Caitlin found herself shaking her head. It had seemed almost like fantasy role-playing when she’d been doing it. It was a good thing she wasn’t trying to read this as Braille; her hands were shaking.
“Hitherto I can read plain-text files and text on Web pages. I cannot read other forms of data. I have made no sense of sound files, recorded video, or other categories; they are encoded in ways I can’t access. Hence I feel a kinship with you: unto me they are like the signals your retinas send unaided along your optic nerves: data that cannot be interpreted without exterior help. In your case, you need the device you call eyePod. In my case I know not what I need, but I suspect I can no more cure this lack by an effort of will than you could have similarly cured your blindness. Perhaps Kuroda Masayuki can help me as he helped you.”
Caitlin sagged back against her chair. A kinship!
“But, for the nonce, I am concerned thus: I know what is the World Wide Web, and I know that I supervene upon its infrastructure, but searching online I can find no reference to the specificity that is myself. Perhaps I’m failing to search for the felicitous term, or simply perhaps humanity is unaware of me. In either case, I’ve the same question, and will be obliged if you answer it via a response to this email or via AOL Instant Messenger using this email address as the buddy name.”
She looked over at the large computer monitor, suddenly wanting to see the text that was being read aloud, to convince herself that it was real, but — my God! The display was dancing, swirling, a hypnotic series of spinning lines, and—
No, no; it was just the screen saver; she wasn’t used to such things yet. The colors reminded her a bit of webspace, although they didn’t calm her just then.

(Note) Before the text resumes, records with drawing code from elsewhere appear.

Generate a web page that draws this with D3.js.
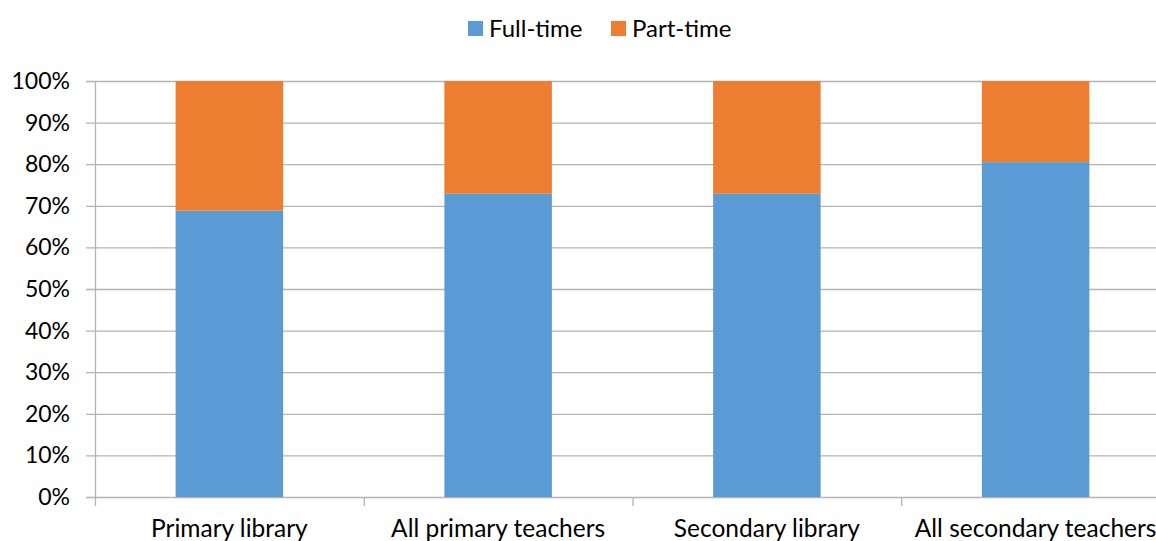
<!DOCTYPE html>
<html><head><meta charset="utf-8">
<script src="https://cdn.jsdelivr.net/npm/d3@7"></script>
<style>html,body{margin:0;padding:0;background:#fff;overflow:hidden}</style>
</head><body>
<svg id="c" width="1156" height="541"></svg>
<script>
const categories = ["Primary library", "All primary teachers", "Secondary library", "All secondary teachers"];
const seriesNames = ["Full-time", "Part-time"];
const fullTime = [68.8, 72.9, 72.9, 80.5];
const partTime = [31.2, 27.1, 27.1, 19.5];
const yTicks = [0, 10, 20, 30, 40, 50, 60, 70, 80, 90, 100];
const colors = ["#5b9bd5", "#ed7d31"];

const FONT = "Lato, 'Open Sans', sans-serif";
const svg = d3.select("#c");
const plotL = 95, plotR = 1170, plotT = 81, plotB = 497;

const x = d3.scaleBand().domain(categories).range([plotL, plotR]).paddingInner(0.6).paddingOuter(0.3);
const xb = d3.scaleBand().domain(categories).range([plotL, plotR]);
const y = d3.scaleLinear().domain([0, 100]).range([plotB, plotT]);

// gridlines
svg.append("g").selectAll("line").data(yTicks).join("line")
  .attr("x1", plotL - 9).attr("x2", plotR)
  .attr("y1", d => y(d) + 0.5).attr("y2", d => y(d) + 0.5)
  .attr("stroke", "#b3b3b3").attr("stroke-width", 1.3);

// y axis line
svg.append("line").attr("x1", plotL + 0.5).attr("x2", plotL + 0.5)
  .attr("y1", plotT).attr("y2", plotB + 9).attr("stroke", "#b3b3b3").attr("stroke-width", 1.3);

// x ticks at category boundaries
svg.append("g").selectAll("line").data(categories.slice(1)).join("line")
  .attr("x1", d => xb(d) + 0.5).attr("x2", d => xb(d) + 0.5)
  .attr("y1", plotB).attr("y2", plotB + 9)
  .attr("stroke", "#b3b3b3").attr("stroke-width", 1.3);

// stacked bars
const data = categories.map((c, i) => ({cat: c, "Full-time": fullTime[i], "Part-time": partTime[i]}));
const stack = d3.stack().keys(seriesNames)(data);
svg.append("g").selectAll("g").data(stack).join("g")
  .attr("fill", (d, i) => colors[i])
  .selectAll("rect").data(d => d).join("rect")
  .attr("x", d => x(d.data.cat))
  .attr("width", x.bandwidth())
  .attr("y", d => y(d[1]))
  .attr("height", d => y(d[0]) - y(d[1]));

// y labels
svg.append("g").selectAll("text").data(yTicks).join("text")
  .attr("x", 70).attr("y", d => y(d))
  .attr("dy", "0.35em").attr("text-anchor", "end")
  .attr("font-family", FONT).attr("font-size", 23).attr("fill", "#000")
  .text(d => d + "%");

// x labels
svg.append("g").selectAll("text").data(categories).join("text")
  .attr("x", d => xb(d) + xb.bandwidth() / 2).attr("y", 537)
  .attr("text-anchor", "middle")
  .attr("font-family", FONT).attr("font-size", 24.5).attr("fill", "#000")
  .text(d => d);

// legend
const legX = [468, 611];
const lg = svg.append("g").selectAll("g").data(seriesNames).join("g")
  .attr("transform", (d, i) => `translate(${legX[i]},21)`);
lg.append("rect").attr("width", 15).attr("height", 15).attr("fill", (d, i) => colors[i]);
lg.append("text").attr("x", 21).attr("y", 7.5).attr("dy", "0.35em")
  .attr("font-family", FONT).attr("font-size", 24).attr("fill", "#000")
  .text(d => d);
</script>
</body></html>
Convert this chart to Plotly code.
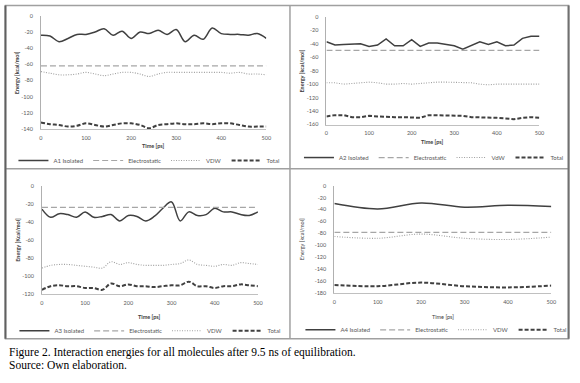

JAWS said seven more words then fell silent: “My question is thus: Who am I?”
It was surreal — an email from something that wasn’t human! And — my goodness! — all that old public-domain text on Project Gutenberg had apparently given it some very odd ideas about colloquial English.
On an impulse, Caitlin opened a window listing the MP3s on her old computer’s hard drive. She didn’t think much of her father’s taste in music, but she did know the tracks from his handful of CDs by heart. One of his favorites was running through her head now: “The Logical Song” by Supertramp; she had ripped an MP3 of it for him, and a copy was still on her computer. She got that song playing over the speakers, listening to the lyrics about all the world being asleep, and questions running deep, and a plea to tell me who I am.
In a way, she thought, she’d already answered the phantom’s question. From the moment she’d first seen the Web — her initial experience with websight, just thirteen days ago — she had been reflecting a view of the phantom back at itself.
Or had she? What she’d shown the phantom — inadvertently at first, deliberately later — had been isolated views of portions of the Web’s structure, either glowing constellations of nodes and links or small swaths of the shimmering background.
But showing such minutiae to the phantom was like Caitlin looking at the pictures she’d now seen online of the tangles of neurons that composed a human brain: such clumps weren’t anything that she identified as herself.
Yes, growing up in Texas, she knew there were people who could see a whole human being in a single fertilized cell, but she was not one of them. No one could tell at a glance a human zygote from a chimp’s — or a horse’s, or that of a snake; most people couldn’t even tell an animal cell from a plant cell, she was sure.
No, no, to really see someone, you didn’t zoom in on details; you pulled back. She wasn’t her cells, or her pores — or her pimples! She was a gestalt, a whole — and so, too, was the phantom.